▶ **REQUIREMENT**
Starting with the first line of the data below, copy each line up to and including the one containing "98.49, 98.90, 98.16];". Pictures stay out.

— Begin —

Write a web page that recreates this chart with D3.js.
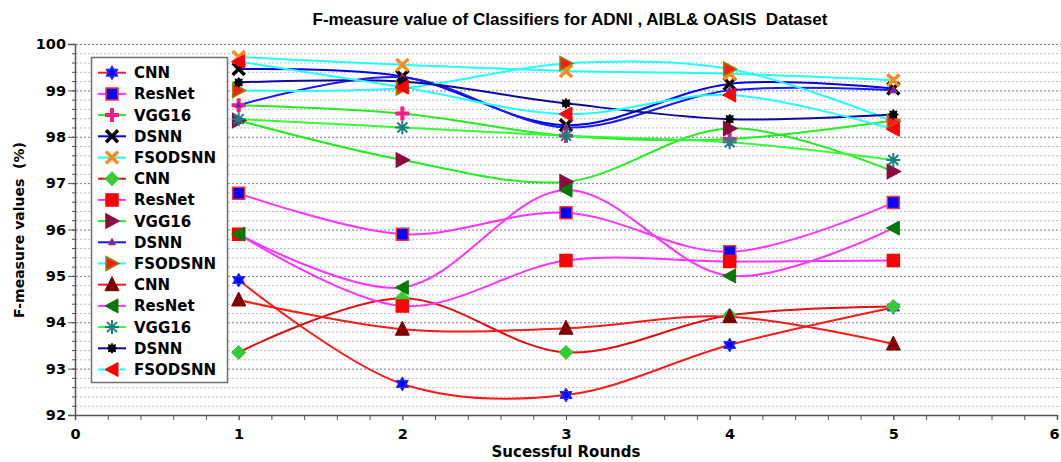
<!DOCTYPE html>
<html>
<head>
<meta charset="utf-8">
<title>F-measure value of Classifiers</title>
<script src="https://d3js.org/d3.v7.min.js"></script>
<style>
  body, html { margin: 0; padding: 0; background: #fff; }
  svg { display: block; }
  text { white-space: pre; }
  .lbl { font-family: "DejaVu Sans", Verdana, sans-serif; font-weight: bold; fill: #000; }
</style>
</head>
<body>
<svg width="1061" height="462"></svg>
<script>
// rounds on the x axis
const rounds = [1, 2, 3, 4, 5];
const xTicks = [0, 1, 2, 3, 4, 5, 6];
const yTicks = [92, 93, 94, 95, 96, 97, 98, 99, 100];

// first group (legend entries 1-5)
const cnnA     = [94.91, 92.67, 92.43, 93.51, 94.32];
const resnetA  = [96.78, 95.90, 96.36, 95.52, 96.58];
const vggA     = [98.68, 98.50, 98.02, 97.95, 98.35];
const dsnnA    = [99.46, 99.30, 98.25, 99.14, 99.04];
const fsodA    = [99.72, 99.55, 99.42, 99.36, 99.22];
// second group
const cnnB     = [93.35, 94.52, 93.35, 94.15, 94.34];
const resnetB  = [95.90, 94.35, 95.33, 95.31, 95.33];
const vggB     = [98.35, 97.50, 97.03, 98.18, 97.25];
const dsnnB    = [98.68, 99.28, 98.20, 99.00, 99.00];
const fsodB    = [99.00, 99.05, 99.58, 99.46, 98.33];
// third group
const cnnC     = [94.48, 93.85, 93.87, 94.12, 93.53];
const resnetC  = [95.90, 94.75, 96.85, 95.00, 96.03];
const vggC     = [98.38, 98.20, 98.02, 97.88, 97.50];
const dsnnC    = [99.17, 99.19, 98.72, 98.38, 98.48];
const fsodC    = [99.62, 99.07, 98.49, 98.90, 98.16];

const names = ["CNN", "ResNet", "VGG16", "DSNN", "FSODSNN",
               "CNN", "ResNet", "VGG16", "DSNN", "FSODSNN",
               "CNN", "ResNet", "VGG16", "DSNN", "FSODSNN"];
const values = [cnnA, resnetA, vggA, dsnnA, fsodA,
                cnnB, resnetB, vggB, dsnnB, fsodB,
                cnnC, resnetC, vggC, dsnnC, fsodC];

// line colour, marker type, marker fill, marker stroke
const styles = [
  { line: "#ff1a1a", m: "star6",  fill: "#0000ff", stroke: "#3030ff" },
  { line: "#ff33ff", m: "square", fill: "#0000ff", stroke: "#ff3030" },
  { line: "#22ee22", m: "plus",   fill: "none",    stroke: "#ff1a8c" },
  { line: "#0000ee", m: "cross",  fill: "none",    stroke: "#000000" },
  { line: "#22ffff", m: "cross",  fill: "none",    stroke: "#ff8c1a" },
  { line: "#e01010", m: "diamond",fill: "#33cc33", stroke: "#33cc33" },
  { line: "#ff33ff", m: "square", fill: "#ff0000", stroke: "#ff0000" },
  { line: "#22ee22", m: "right",  fill: "#8b0a40", stroke: "#8b0a40" },
  { line: "#1a1aff", m: "small",  fill: "#3030ff", stroke: "#ff2020" },
  { line: "#22ffff", m: "right",  fill: "#ff1a1a", stroke: "#8a8a00" },
  { line: "#ff1a1a", m: "up",     fill: "#800000", stroke: "#800000" },
  { line: "#ff33ff", m: "left",   fill: "#007a00", stroke: "#007a00" },
  { line: "#33ff33", m: "aster",  fill: "none",    stroke: "#1a8080" },
  { line: "#0a0aa0", m: "hex",    fill: "#000000", stroke: "#000000" },
  { line: "#22ffff", m: "left",   fill: "#ff0000", stroke: "#ff0000" }
];

function markerPath(type) {
  switch (type) {
    case "star6": {
      const r = 7;
      const t = a => [r * Math.cos(a), r * Math.sin(a)];
      const up = [-90, 30, 150].map(d => t(d * Math.PI / 180));
      const dn = [90, 210, 330].map(d => t(d * Math.PI / 180));
      return "M" + up.join("L") + "Z M" + dn.join("L") + "Z";
    }
    case "square": return "M-6,-6H6V6H-6Z";
    case "plus": return "M-7,0H7M0,-7V7";
    case "cross": return "M-6,-6L6,6M-6,6L6,-6";
    case "diamond": return "M0,-7L7,0L0,7L-7,0Z";
    case "right": return "M7,0L-6,-7L-6,7Z";
    case "left": return "M-7,0L6,-7L6,7Z";
    case "up": return "M0,-8L7,6L-7,6Z";
    case "small": return "M0,-4L3.5,2.5L-3.5,2.5Z";
    case "aster": return "M-7,0H7M0,-7V7M-5,-5L5,5M-5,5L5,-5";
    case "hex": {
      // small 8-point blob
      const pts = d3.range(16).map(i => {
        const a = (i * 22.5 - 90) * Math.PI / 180;
        const r = i % 2 ? 3.2 : 5;
        return [r * Math.cos(a), r * Math.sin(a)];
      });
      return "M" + pts.join("L") + "Z";
    }
  }
}

function strokeWidth(type) {
  if (type === "plus") return 4;
  if (type === "cross") return 3.5;
  if (type === "aster") return 2;
  if (type === "right" || type === "square") return 1.5;
  return 1;
}

const svg = d3.select("svg");
const x = d3.scaleLinear().domain([0, 6]).range([75, 1057]);
const y = d3.scaleLinear().domain([92, 100]).range([415, 44]);

// title
svg.append("text")
  .attr("x", 570).attr("y", 25)
  .attr("text-anchor", "middle")
  .attr("textLength", 515)
  .attr("lengthAdjust", "spacingAndGlyphs")
  .style("font-family", "'Liberation Sans', Arial, sans-serif")
  .style("font-weight", "bold")
  .style("font-size", "17px")
  .text("F-measure value of Classifiers for ADNI , AIBL& OASIS  Dataset");

// gridlines every 0.2
const gridVals = d3.range(0, 41).map(i => 92 + i * 0.2);
svg.append("g").selectAll("line")
  .data(gridVals.slice(1))
  .join("line")
  .attr("x1", 76).attr("x2", 1061)
  .attr("y1", d => y(d) + 0.5).attr("y2", d => y(d) + 0.5)
  .attr("stroke", d => Math.abs(d - Math.round(d)) < 1e-6 ? "#7878a0" : "#bdbdbd")
  .attr("stroke-width", 1)
  .attr("stroke-dasharray", "2,2");

// axes
const yAxis = d3.axisLeft(y).tickValues(yTicks).tickSize(7).tickFormat(d3.format("d"));
const yMinor = d3.axisLeft(y).tickValues(gridVals).tickSize(3).tickFormat("");
const xAxis = d3.axisBottom(x).tickValues(xTicks).tickSize(5).tickFormat(d3.format("d"));
const xMinor = d3.axisBottom(x).tickValues(d3.range(0, 31).map(i => i * 0.2)).tickSize(5).tickFormat("");

const gy = svg.append("g").attr("transform", "translate(75,0)").call(yAxis);
svg.append("g").attr("transform", "translate(75,0)").call(yMinor).select(".domain").remove();
const gx = svg.append("g").attr("transform", "translate(0,415)").call(xAxis);
svg.append("g").attr("transform", "translate(0,415)").call(xMinor).select(".domain").remove();

svg.selectAll(".domain").attr("stroke", "#555").attr("stroke-width", 1.5);
svg.selectAll(".tick line").attr("stroke", "#555");
gy.selectAll("text").attr("class", "lbl").style("font-size", "14.5px").attr("x", -9);
gx.selectAll("text").attr("class", "lbl").style("font-size", "14.5px").attr("dy", "1.1em");
// last tick label sits on the right edge: keep it inside the picture
gx.selectAll("text").filter(d => d === 6).attr("text-anchor", "end").attr("x", 2);

// axis titles
svg.append("text").attr("class", "lbl")
  .attr("transform", "translate(24,230) rotate(-90)")
  .attr("text-anchor", "middle")
  .style("font-size", "14px")
  .text("F-measure values  (%)");
svg.append("text").attr("class", "lbl")
  .attr("x", 566).attr("y", 457)
  .attr("text-anchor", "middle")
  .style("font-size", "15px")
  .text("Sucessful Rounds");

// series
const series = names.map((n, i) => ({ name: n, vals: values[i], st: styles[i] }));
const line = d3.line()
  .x((d, i) => x(rounds[i]))
  .y(d => y(d))
  .curve(d3.curveCatmullRom.alpha(0.5));

svg.append("g").selectAll("path")
  .data(series)
  .join("path")
  .attr("d", d => line(d.vals))
  .attr("fill", "none")
  .attr("stroke", d => d.st.line)
  .attr("stroke-width", 2);

function drawMarker(g, st, cx, cy) {
  g.append("path")
    .attr("d", markerPath(st.m))
    .attr("transform", `translate(${cx},${cy})`)
    .attr("fill", st.fill)
    .attr("stroke", st.stroke)
    .attr("stroke-width", strokeWidth(st.m));
}

const mg = svg.append("g");
series.forEach(s => {
  s.vals.forEach((v, i) => drawMarker(mg, s.st, x(rounds[i]), y(v)));
});

// legend
const leg = svg.append("g");
leg.append("rect")
  .attr("x", 91.5).attr("y", 57.5)
  .attr("width", 136).attr("height", 325)
  .attr("fill", "#fff")
  .attr("stroke", "#707070")
  .attr("stroke-width", 1.5);
series.forEach((s, i) => {
  const ly = 72.7 + i * 21.2;
  leg.append("line")
    .attr("x1", 98).attr("x2", 126)
    .attr("y1", ly).attr("y2", ly)
    .attr("stroke", s.st.line).attr("stroke-width", 2);
  drawMarker(leg, s.st, 112, ly);
  leg.append("text").attr("class", "lbl")
    .attr("x", 134).attr("y", ly + 5.5)
    .style("font-size", "15px")
    .text(s.name);
});
</script>
</body>
</html>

— End —

▶ **THE ANSWER**
Write a web page that recreates this chart with D3.js.
<!DOCTYPE html>
<html>
<head>
<meta charset="utf-8">
<title>F-measure value of Classifiers</title>
<script src="https://d3js.org/d3.v7.min.js"></script>
<style>
  body, html { margin: 0; padding: 0; background: #fff; }
  svg { display: block; }
  text { white-space: pre; }
  .lbl { font-family: "DejaVu Sans", Verdana, sans-serif; font-weight: bold; fill: #000; }
</style>
</head>
<body>
<svg width="1061" height="462"></svg>
<script>
// rounds on the x axis
const rounds = [1, 2, 3, 4, 5];
const xTicks = [0, 1, 2, 3, 4, 5, 6];
const yTicks = [92, 93, 94, 95, 96, 97, 98, 99, 100];

// first group (legend entries 1-5)
const cnnA     = [94.91, 92.67, 92.43, 93.51, 94.32];
const resnetA  = [96.78, 95.90, 96.36, 95.52, 96.58];
const vggA     = [98.68, 98.50, 98.02, 97.95, 98.35];
const dsnnA    = [99.46, 99.30, 98.25, 99.14, 99.04];
const fsodA    = [99.72, 99.55, 99.42, 99.36, 99.22];
// second group
const cnnB     = [93.35, 94.52, 93.35, 94.15, 94.34];
const resnetB  = [95.90, 94.35, 95.33, 95.31, 95.33];
const vggB     = [98.35, 97.50, 97.03, 98.18, 97.25];
const dsnnB    = [98.68, 99.28, 98.20, 99.00, 99.00];
const fsodB    = [99.00, 99.05, 99.58, 99.46, 98.33];
// third group
const cnnC     = [94.48, 93.85, 93.87, 94.12, 93.53];
const resnetC  = [95.90, 94.75, 96.85, 95.00, 96.03];
const vggC     = [98.38, 98.20, 98.02, 97.88, 97.50];
const dsnnC    = [99.17, 99.19, 98.72, 98.38, 98.48];
const fsodC    = [99.62, 99.07, 98.49, 98.90, 98.16];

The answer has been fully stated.